* start Raw data *
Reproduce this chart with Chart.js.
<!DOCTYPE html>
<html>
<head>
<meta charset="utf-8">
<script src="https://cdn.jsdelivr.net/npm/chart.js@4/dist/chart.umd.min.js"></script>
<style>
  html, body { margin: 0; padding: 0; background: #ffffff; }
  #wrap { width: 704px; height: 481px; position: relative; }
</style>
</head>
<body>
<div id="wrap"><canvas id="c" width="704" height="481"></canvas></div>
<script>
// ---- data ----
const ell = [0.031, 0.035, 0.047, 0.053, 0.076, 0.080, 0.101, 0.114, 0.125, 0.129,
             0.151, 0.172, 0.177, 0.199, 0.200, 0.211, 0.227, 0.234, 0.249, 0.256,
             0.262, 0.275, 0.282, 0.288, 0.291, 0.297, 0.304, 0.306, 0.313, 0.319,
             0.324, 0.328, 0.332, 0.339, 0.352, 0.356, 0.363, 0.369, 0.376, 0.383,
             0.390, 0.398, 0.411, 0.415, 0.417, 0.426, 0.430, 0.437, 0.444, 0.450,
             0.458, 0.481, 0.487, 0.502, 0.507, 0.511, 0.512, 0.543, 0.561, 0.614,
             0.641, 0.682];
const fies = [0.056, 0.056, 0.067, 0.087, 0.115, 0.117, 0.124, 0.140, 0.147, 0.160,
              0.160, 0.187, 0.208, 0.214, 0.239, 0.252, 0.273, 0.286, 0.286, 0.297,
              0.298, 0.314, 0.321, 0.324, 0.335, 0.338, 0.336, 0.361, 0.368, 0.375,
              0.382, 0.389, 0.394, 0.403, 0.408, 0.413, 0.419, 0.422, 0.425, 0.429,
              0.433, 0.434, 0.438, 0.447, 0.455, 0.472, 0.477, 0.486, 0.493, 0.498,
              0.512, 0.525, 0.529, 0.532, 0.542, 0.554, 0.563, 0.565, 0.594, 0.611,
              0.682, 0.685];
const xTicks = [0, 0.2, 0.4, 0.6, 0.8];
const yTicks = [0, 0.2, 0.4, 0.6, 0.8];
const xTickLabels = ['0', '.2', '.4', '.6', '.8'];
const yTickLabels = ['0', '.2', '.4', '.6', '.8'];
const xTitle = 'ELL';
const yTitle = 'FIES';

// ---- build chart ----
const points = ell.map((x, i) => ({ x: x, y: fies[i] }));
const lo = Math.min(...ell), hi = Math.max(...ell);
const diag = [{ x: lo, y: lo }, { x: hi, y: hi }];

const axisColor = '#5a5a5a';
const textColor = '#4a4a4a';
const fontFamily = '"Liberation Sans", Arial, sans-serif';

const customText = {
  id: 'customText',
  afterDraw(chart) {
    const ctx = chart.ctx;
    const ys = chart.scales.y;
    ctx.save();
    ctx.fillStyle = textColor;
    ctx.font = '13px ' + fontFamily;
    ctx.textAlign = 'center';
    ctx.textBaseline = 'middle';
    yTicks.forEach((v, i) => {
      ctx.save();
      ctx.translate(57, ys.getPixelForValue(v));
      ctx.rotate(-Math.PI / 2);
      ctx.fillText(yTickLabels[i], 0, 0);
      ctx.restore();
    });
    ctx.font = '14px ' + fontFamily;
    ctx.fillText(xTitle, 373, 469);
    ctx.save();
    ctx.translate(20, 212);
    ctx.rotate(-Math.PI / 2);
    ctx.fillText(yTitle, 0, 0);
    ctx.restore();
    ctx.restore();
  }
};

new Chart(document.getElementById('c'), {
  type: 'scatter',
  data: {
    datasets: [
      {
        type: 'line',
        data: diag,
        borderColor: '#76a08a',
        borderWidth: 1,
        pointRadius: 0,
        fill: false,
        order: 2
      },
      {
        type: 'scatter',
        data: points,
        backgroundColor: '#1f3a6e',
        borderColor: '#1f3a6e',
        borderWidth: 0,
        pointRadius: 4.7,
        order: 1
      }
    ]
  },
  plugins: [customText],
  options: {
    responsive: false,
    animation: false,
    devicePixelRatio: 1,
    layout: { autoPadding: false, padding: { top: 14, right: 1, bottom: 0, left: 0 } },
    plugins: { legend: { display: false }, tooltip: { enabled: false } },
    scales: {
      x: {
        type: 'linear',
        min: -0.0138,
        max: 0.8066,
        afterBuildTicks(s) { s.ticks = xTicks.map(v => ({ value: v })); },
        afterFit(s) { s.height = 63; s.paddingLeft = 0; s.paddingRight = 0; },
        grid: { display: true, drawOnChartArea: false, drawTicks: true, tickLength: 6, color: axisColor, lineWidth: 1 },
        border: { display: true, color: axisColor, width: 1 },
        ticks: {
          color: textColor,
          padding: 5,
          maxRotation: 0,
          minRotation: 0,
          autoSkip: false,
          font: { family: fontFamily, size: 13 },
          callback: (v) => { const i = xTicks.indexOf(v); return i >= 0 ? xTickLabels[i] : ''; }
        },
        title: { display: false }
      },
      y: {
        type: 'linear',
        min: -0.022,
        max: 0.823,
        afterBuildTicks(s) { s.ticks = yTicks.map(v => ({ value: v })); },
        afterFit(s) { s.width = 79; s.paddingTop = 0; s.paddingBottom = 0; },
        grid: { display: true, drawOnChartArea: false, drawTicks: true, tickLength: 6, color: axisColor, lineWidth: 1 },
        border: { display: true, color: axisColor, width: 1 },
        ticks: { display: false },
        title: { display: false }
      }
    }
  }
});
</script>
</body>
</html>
* end Raw data *
:: What the exercise asks ::
Write out the data exactly as it stands.

:: The reply ::
Reproduce this chart with Chart.js.
<!DOCTYPE html>
<html>
<head>
<meta charset="utf-8">
<script src="https://cdn.jsdelivr.net/npm/chart.js@4/dist/chart.umd.min.js"></script>
<style>
  html, body { margin: 0; padding: 0; background: #ffffff; }
  #wrap { width: 704px; height: 481px; position: relative; }
</style>
</head>
<body>
<div id="wrap"><canvas id="c" width="704" height="481"></canvas></div>
<script>
// ---- data ----
const ell = [0.031, 0.035, 0.047, 0.053, 0.076, 0.080, 0.101, 0.114, 0.125, 0.129,
             0.151, 0.172, 0.177, 0.199, 0.200, 0.211, 0.227, 0.234, 0.249, 0.256,
             0.262, 0.275, 0.282, 0.288, 0.291, 0.297, 0.304, 0.306, 0.313, 0.319,
             0.324, 0.328, 0.332, 0.339, 0.352, 0.356, 0.363, 0.369, 0.376, 0.383,
             0.390, 0.398, 0.411, 0.415, 0.417, 0.426, 0.430, 0.437, 0.444, 0.450,
             0.458, 0.481, 0.487, 0.502, 0.507, 0.511, 0.512, 0.543, 0.561, 0.614,
             0.641, 0.682];
const fies = [0.056, 0.056, 0.067, 0.087, 0.115, 0.117, 0.124, 0.140, 0.147, 0.160,
              0.160, 0.187, 0.208, 0.214, 0.239, 0.252, 0.273, 0.286, 0.286, 0.297,
              0.298, 0.314, 0.321, 0.324, 0.335, 0.338, 0.336, 0.361, 0.368, 0.375,
              0.382, 0.389, 0.394, 0.403, 0.408, 0.413, 0.419, 0.422, 0.425, 0.429,
              0.433, 0.434, 0.438, 0.447, 0.455, 0.472, 0.477, 0.486, 0.493, 0.498,
              0.512, 0.525, 0.529, 0.532, 0.542, 0.554, 0.563, 0.565, 0.594, 0.611,
              0.682, 0.685];
const xTicks = [0, 0.2, 0.4, 0.6, 0.8];
const yTicks = [0, 0.2, 0.4, 0.6, 0.8];
const xTickLabels = ['0', '.2', '.4', '.6', '.8'];
const yTickLabels = ['0', '.2', '.4', '.6', '.8'];
const xTitle = 'ELL';
const yTitle = 'FIES';

// ---- build chart ----
const points = ell.map((x, i) => ({ x: x, y: fies[i] }));
const lo = Math.min(...ell), hi = Math.max(...ell);
const diag = [{ x: lo, y: lo }, { x: hi, y: hi }];

const axisColor = '#5a5a5a';
const textColor = '#4a4a4a';
const fontFamily = '"Liberation Sans", Arial, sans-serif';

const customText = {
  id: 'customText',
  afterDraw(chart) {
    const ctx = chart.ctx;
    const ys = chart.scales.y;
    ctx.save();
    ctx.fillStyle = textColor;
    ctx.font = '13px ' + fontFamily;
    ctx.textAlign = 'center';
    ctx.textBaseline = 'middle';
    yTicks.forEach((v, i) => {
      ctx.save();
      ctx.translate(57, ys.getPixelForValue(v));
      ctx.rotate(-Math.PI / 2);
      ctx.fillText(yTickLabels[i], 0, 0);
      ctx.restore();
    });
    ctx.font = '14px ' + fontFamily;
    ctx.fillText(xTitle, 373, 469);
    ctx.save();
    ctx.translate(20, 212);
    ctx.rotate(-Math.PI / 2);
    ctx.fillText(yTitle, 0, 0);
    ctx.restore();
    ctx.restore();
  }
};

new Chart(document.getElementById('c'), {
  type: 'scatter',
  data: {
    datasets: [
      {
        type: 'line',
        data: diag,
        borderColor: '#76a08a',
        borderWidth: 1,
        pointRadius: 0,
        fill: false,
        order: 2
      },
      {
        type: 'scatter',
        data: points,
        backgroundColor: '#1f3a6e',
        borderColor: '#1f3a6e',
        borderWidth: 0,
        pointRadius: 4.7,
        order: 1
      }
    ]
  },
  plugins: [customText],
  options: {
    responsive: false,
    animation: false,
    devicePixelRatio: 1,
    layout: { autoPadding: false, padding: { top: 14, right: 1, bottom: 0, left: 0 } },
    plugins: { legend: { display: false }, tooltip: { enabled: false } },
    scales: {
      x: {
        type: 'linear',
        min: -0.0138,
        max: 0.8066,
        afterBuildTicks(s) { s.ticks = xTicks.map(v => ({ value: v })); },
        afterFit(s) { s.height = 63; s.paddingLeft = 0; s.paddingRight = 0; },
        grid: { display: true, drawOnChartArea: false, drawTicks: true, tickLength: 6, color: axisColor, lineWidth: 1 },
        border: { display: true, color: axisColor, width: 1 },
        ticks: {
          color: textColor,
          padding: 5,
          maxRotation: 0,
          minRotation: 0,
          autoSkip: false,
          font: { family: fontFamily, size: 13 },
          callback: (v) => { const i = xTicks.indexOf(v); return i >= 0 ? xTickLabels[i] : ''; }
        },
        title: { display: false }
      },
      y: {
        type: 'linear',
        min: -0.022,
        max: 0.823,
        afterBuildTicks(s) { s.ticks = yTicks.map(v => ({ value: v })); },
        afterFit(s) { s.width = 79; s.paddingTop = 0; s.paddingBottom = 0; },
        grid: { display: true, drawOnChartArea: false, drawTicks: true, tickLength: 6, color: axisColor, lineWidth: 1 },
        border: { display: true, color: axisColor, width: 1 },
        ticks: { display: false },
        title: { display: false }
      }
    }
  }
});
</script>
</body>
</html>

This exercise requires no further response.